Entidades científicas reiniciaram as articulações para tentar reverter o quadro. Entre as alternativas aventadas estão o ingresso de ações no Superior Tribunal de Justiça (STJ) ou Supremo Tribunal Federal (STF) para incluir as mudanças previstas na LC 177 já no orçamento de 2021.

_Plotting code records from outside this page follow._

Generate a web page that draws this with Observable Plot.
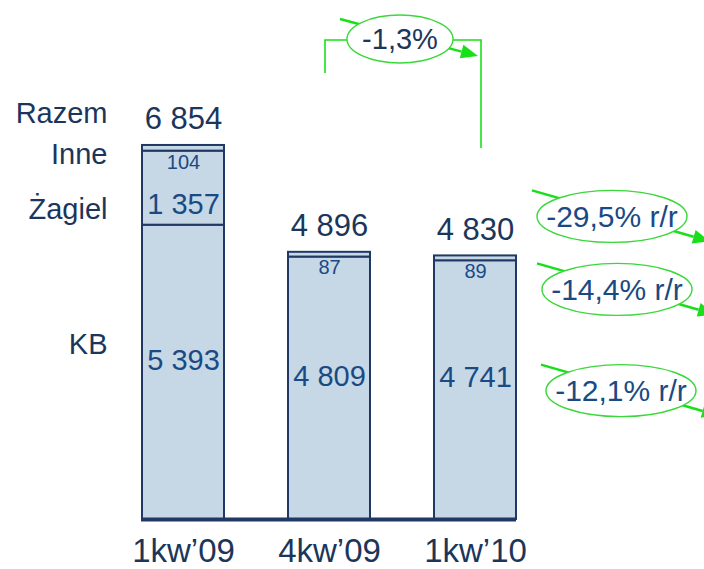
<!DOCTYPE html>
<html>
<head>
<meta charset="utf-8">
<script src="https://cdn.jsdelivr.net/npm/d3@7"></script>
<script src="https://cdn.jsdelivr.net/npm/@observablehq/plot@0.6"></script>
<style>
  html, body { margin: 0; padding: 0; background: #fff; }
  #chart { width: 704px; height: 569px; }
</style>
</head>
<body>
<div id="chart"></div>
<script>
// ---- data ----
const quarters = ["1kw\u201909", "4kw\u201909", "1kw\u201910"];
const series = ["KB", "Żagiel", "Inne"];
const kb = [5393, 4809, 4741];
const zagiel = [1357, null, null];
const inne = [104, 87, 89];
const totals = [6854, 4896, 4830];
const totalName = "Razem";
const qoqLabel = "-1,3%";
const yoyLabels = ["-29,5% r/r", "-14,4% r/r", "-12,1% r/r"];
const yoySeries = ["Razem", "Inne", "KB"];

// ---- styles ----
const FONT = "'Liberation Sans', Arial, Helvetica, sans-serif";
const NAVY = "#1b365a";
const BLUE = "#1a4a84";
const FILL = "#c6d7e6";
const EDGE = "#1f3864";
const GREEN = "#18e018";
const GREEN_E = "#3ad83a";

const fmt = v => d3.format(",")(v).replace(/,/g, " ");

const valuesBySeries = {"KB": kb, "Żagiel": zagiel, "Inne": inne};
const rows = [];
quarters.forEach((q, i) => {
  let acc = 0;
  for (const s of series) {
    const v = valuesBySeries[s][i];
    if (v == null) continue;
    rows.push({quarter: q, series: s, value: v, y1: acc, y2: acc + v, mid: acc + v / 2});
    acc += v;
  }
});
const first = rows.filter(r => r.quarter === quarters[0]);

function innerLabels(s, yKey, dy, fontSize) {
  return Plot.text(rows.filter(r => r.series === s), {
    x: "quarter", y: yKey, text: d => fmt(d.value), dy, fontSize, fill: BLUE
  });
}
function leftLabel(s, yKey, dy) {
  return Plot.text(first.filter(r => r.series === s), {
    y: yKey, text: d => d.series, frameAnchor: "left", textAnchor: "end",
    dx: -34, dy, fontSize: 29, fill: NAVY
  });
}

function annotate(index, scales) {
  const x = scales.x, y = scales.y;
  const bw = x.bandwidth ? x.bandwidth() : 82;
  const c2 = x(quarters[1]) + bw / 2;
  const c3 = x(quarters[2]) + bw / 2;
  const right3 = x(quarters[2]) + bw;
  const g = d3.create("svg:g").attr("font-family", FONT);

  function arrow(x0, y0, x1, y1) {
    const L = 17, w = 7;
    const dx = x1 - x0, dy = y1 - y0, len = Math.hypot(dx, dy);
    const ux = dx / len, uy = dy / len;
    const bx = x1 - ux * L, by = y1 - uy * L;
    g.append("line").attr("x1", x0).attr("y1", y0).attr("x2", bx).attr("y2", by)
      .attr("stroke", GREEN).attr("stroke-width", 2.5);
    g.append("path")
      .attr("d", `M${x1},${y1}L${bx - uy * w},${by + ux * w}L${bx + uy * w},${by - ux * w}Z`)
      .attr("fill", GREEN);
  }
  function bubble(cx, cy, rx, ry, label, color, size) {
    g.append("ellipse").attr("cx", cx).attr("cy", cy).attr("rx", rx).attr("ry", ry)
      .attr("fill", "white").attr("stroke", GREEN_E).attr("stroke-width", 1.4);
    g.append("text").attr("x", cx).attr("y", cy).attr("dy", "0.36em")
      .attr("text-anchor", "middle").attr("font-size", size).attr("fill", color)
      .text(label);
  }

  // quarter-on-quarter bracket
  const bx0 = c2 - 4, bx1 = c3 + 6, byTop = 40;
  g.append("path").attr("d", `M${bx0},73V${byTop}H${bx1}V148`)
    .attr("fill", "none").attr("stroke", GREEN).attr("stroke-width", 1.6);
  const tcx = (c2 + c3) / 2 - 2, tcy = 39;
  arrow(tcx - 60, tcy - 20, tcx + 78, tcy + 17);
  bubble(tcx, tcy, 53, 24, qoqLabel, NAVY, 29);

  // year-on-year bubbles
  const anchors = {
    "Razem": [96, y(totals[2]) - 39],
    "Inne": [101, y(totals[2]) + 34],
    "KB": [105, y(kb[2] / 2) + 1]
  };
  yoySeries.forEach((s, i) => {
    const [off, cy] = anchors[s];
    const cx = right3 + off;
    arrow(cx - 80, cy - 26, cx + 98, cy + 25);
    bubble(cx, cy, 75, 26, yoyLabels[i], BLUE, 30);
  });
  return g.node();
}

const plot = Plot.plot({
  width: 704,
  height: 569,
  marginLeft: 141,
  marginRight: 188,
  marginTop: 137,
  marginBottom: 50,
  style: {fontFamily: FONT, fontSize: "33px", color: NAVY, background: "white", overflow: "visible"},
  x: {type: "band", domain: quarters, paddingInner: 0.44, paddingOuter: 0,
      tickSize: 0, tickPadding: 19, label: null},
  y: {domain: [0, 7000], axis: null},
  marks: [
    Plot.rectY(rows, {x: "quarter", y1: "y1", y2: "y2", fill: FILL, stroke: EDGE, strokeWidth: 2}),
    Plot.ruleY([0], {stroke: EDGE, strokeWidth: 4}),
    innerLabels("KB", "mid", -12, 29),
    innerLabels("Żagiel", "mid", 17, 29),
    innerLabels("Inne", "y1", 11, 20),
    Plot.text(quarters, {x: d => d, y: (d, i) => totals[i], text: (d, i) => fmt(totals[i]),
      dy: -26, fontSize: 31, fill: NAVY}),
    Plot.text([totalName], {y: () => totals[0], text: d => d, frameAnchor: "left",
      textAnchor: "end", dx: -34, dy: -32, fontSize: 29, fill: NAVY}),
    leftLabel("Inne", "y1", 4),
    leftLabel("Żagiel", "mid", 22),
    leftLabel("KB", "mid", -28),
    annotate
  ]
});
document.getElementById("chart").appendChild(plot);
</script>
</body>
</html>
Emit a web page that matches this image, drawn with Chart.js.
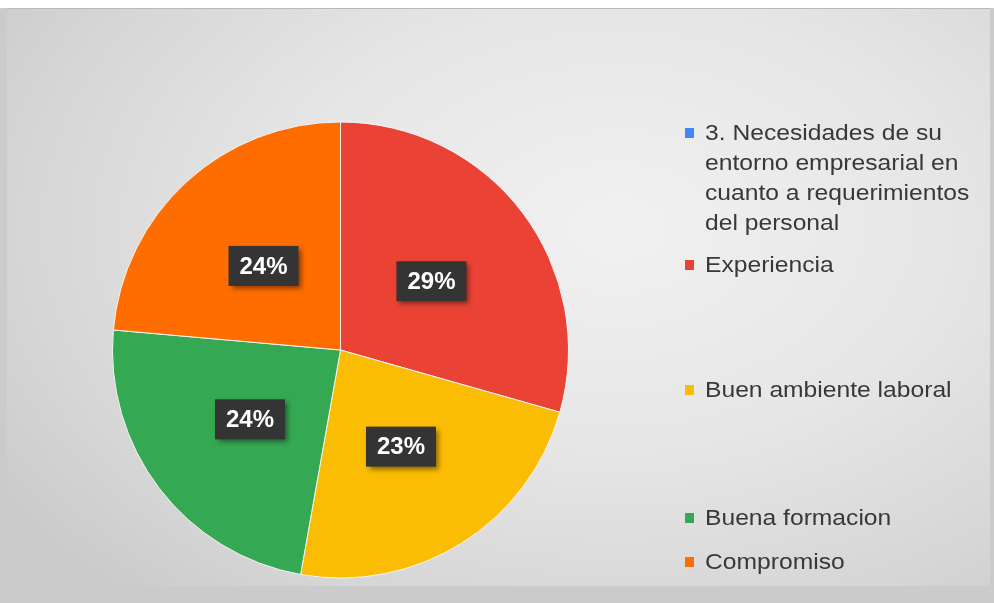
<!DOCTYPE html>
<html>
<head>
<meta charset="utf-8">
<script src="https://cdn.jsdelivr.net/npm/chart.js@4.4.1/dist/chart.umd.min.js"></script>
<style>
    html, body { margin: 0; padding: 0; }
    body { width: 994px; height: 603px; background: #cbcbcb; position: relative; overflow: hidden; font-family: "Liberation Sans", Arial, sans-serif; }
    #topStrip { position: absolute; left: 0; top: 0; width: 994px; height: 8px; background: #ffffff; }
    #panel {
        position: absolute; left: 7px; top: 8px; width: 983px; height: 577px;
        border-top: 1px solid #b9b9b9;
        background: radial-gradient(ellipse 75% 85% at 62% 38%, #f1f1f1 0%, #e6e6e6 45%, #d6d6d6 80%, #cbcbcb 100%);
    }
    #chartBox { position: absolute; left: 0; top: 0; width: 994px; height: 603px; }
    #legend { position: absolute; left: 685px; top: 0; }
    .item { position: absolute; left: 0; width: 300px; font-size: 22px; line-height: 30px; color: #383838; }
    .item .sw { position: absolute; left: 0; width: 9px; height: 10px; }
    .item .tx { position: absolute; left: 20px; white-space: nowrap; transform: scaleX(1.12); transform-origin: left top; }
</style>
</head>
<body>
<div id="topStrip"></div>
<div id="panel"></div>
<div id="chartBox"><canvas id="grafico"></canvas></div>
<div id="legend"></div>
<script>
// ==============================
// Datos
// ==============================
const categorias = [
    ["3. Necesidades de su", "entorno empresarial en", "cuanto a requerimientos", "del personal"],
    ["Experiencia"],
    ["Buen ambiente laboral"],
    ["Buena formacion"],
    ["Compromiso"]
];
const valores = [0, 29.4, 23.4, 23.6, 23.6];
const colores = ["#4285f4", "#ea4335", "#fbbc04", "#34a853", "#ff6d01"];
const legendaY = [118, 250, 375, 503, 547];

// ==============================
// Leyenda (texto real en HTML)
// ==============================
const legend = document.getElementById("legend");
categorias.forEach((lineas, i) => {
    const div = document.createElement("div");
    div.className = "item";
    div.style.top = legendaY[i] + "px";
    div.innerHTML = '<span class="sw" style="top:10px;background:' + colores[i] + '"></span>' +
        '<span class="tx">' + lineas.join("<br>") + '</span>';
    legend.appendChild(div);
});

// ==============================
// Etiquetas de porcentaje
// ==============================
const etiquetas = {
    id: "etiquetas",
    afterDatasetsDraw(chart) {
        const ctx = chart.ctx;
        const meta = chart.getDatasetMeta(0);
        const total = valores.reduce((a, b) => a + b, 0);
        meta.data.forEach((arc, i) => {
            if (!valores[i]) return;
            const p = arc.tooltipPosition();
            const txt = Math.round(valores[i] / total * 100) + "%";
            const w = 70, h = 40;
            ctx.save();
            ctx.shadowColor = "rgba(0,0,0,0.45)";
            ctx.shadowBlur = 5;
            ctx.shadowOffsetX = 3;
            ctx.shadowOffsetY = 3;
            ctx.fillStyle = "#343434";
            ctx.fillRect(p.x - w / 2, p.y - h / 2, w, h);
            ctx.restore();
            ctx.save();
            ctx.fillStyle = "#ffffff";
            ctx.font = "bold 24px 'Liberation Sans', Arial, sans-serif";
            ctx.textAlign = "center";
            ctx.textBaseline = "middle";
            ctx.fillText(txt, p.x, p.y + 1);
            ctx.restore();
        });
    }
};

// ==============================
// Gráfico circular
// ==============================
const ctx = document.getElementById("grafico").getContext("2d");
new Chart(ctx, {
    type: "pie",
    data: {
        labels: categorias.map(l => l.join(" ")),
        datasets: [{
            data: valores,
            backgroundColor: colores,
            borderColor: "#f4f4f4",
            borderWidth: [0, 1, 1, 1, 1]
        }]
    },
    options: {
        responsive: true,
        maintainAspectRatio: false,
        animation: false,
        layout: { padding: { left: 112, top: 121, right: 425, bottom: 24 } },
        plugins: {
            legend: { display: false },
            tooltip: { enabled: false }
        }
    },
    plugins: [etiquetas]
});
</script>
</body>
</html>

Outra possibilidade é a aprovação de um projeto no Congresso para tentar adequar o orçamento à legislação. O senador Rogério Carvalho (PT-SE) apresentou logo depois da sanção da LOA o PLP 58/2021 com essa finalidade. “Não há necessidade de ato legal adicional para o governo disponibilizar os recursos ao FNDCT por meio de um crédito ao orçamento de 2021. No entanto, caso o governo federal não tome as providências imediatamente, o presente projeto altera a LC 177/2021 para prever que o Poder Executivo abrirá crédito adicional ou encaminhará ao Poder Legislativo projeto de lei para abertura de crédito adicional em até 30 (trinta) dias após a sanção da lei orçamentária de 2021, com a finalidade de atender ao disposto no § 3º do art. 11 da Lei nº 11.540, de 12 de novembro de 2007, retirando os recursos do FNDCT da reserva de contingência”, diz a justificativa do texto.

O senador aponta ainda que, com a crise sanitária e econômica que o país vive, “o FNDCT é um instrumento essencial de combate à crise e retomada do desenvolvimento, com indução do desenvolvimento científico e tecnológico e da inovação”.